Local civic body in Imphal, Manipur, India

Imphal Municipal Corporation is a municipal body that governs Imphal, the capital city of the Indian state of Manipur.

== History ==
In 1992, the Imphal Municipal Board was upgraded to a Municipal Council under the Manipur Municipality Act. In 2014, the council was upgraded to Imphal Municipal Corporation (IMC).

On 25 May 2024, IMC got is its first time property tax in advance under Manipur Municipalities (Property Tax) Rules, 2019.

== Composition ==
There are 27 wards under the Municipal Corporation, each with its own elected councillor. There are eight committees and five sections at the corporation to govern the administration of the city. In 2022, out of the 27 wards, nine seats were reserved for women and three seats were reserved for Scheduled Tribes.

== Election ==

=== 2016 Imphal Municipal Corporation election ===
In the last election held in 2016, with INC won 12 seats, BJP won 10 seats, and independent candidates won 5 seats. Three Independents supported the INC and formed government.

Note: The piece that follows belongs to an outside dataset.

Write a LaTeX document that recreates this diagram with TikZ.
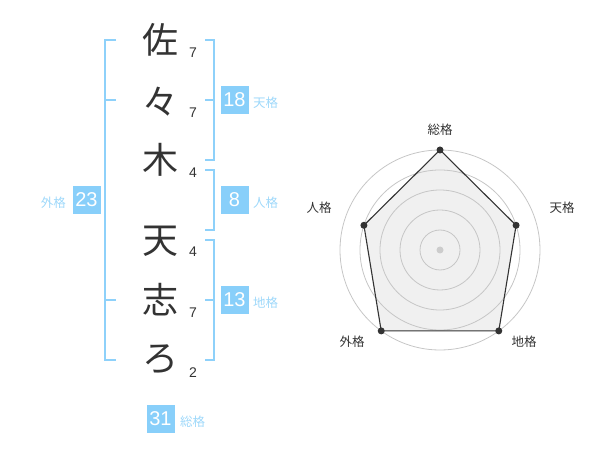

Laisangbam Lokeshwar was elected as the Mayor and Sujata Phaomei as Deputy Mayor.

== Controversies ==
In 2016, CAG Report on Panchayati Raj Institutions and ULBs, the Urban Local Bodies including IMC shows many financial irregularities like Diversion of Fund, Short realization of Municipal Revenue, non remittance of Government revenue and irregular cash withrawal from bank through self-cheques.

In 2018, a person after filing RTI queries alleged IMC of financial irregularity in revenue collection of parking fees.

In July 2019, the governor of Manipur suspended the IMC for six months for alleged financial irregularities and abuse of power.

In Jun 2022, Imphal Corporator Gaidon sent to jail.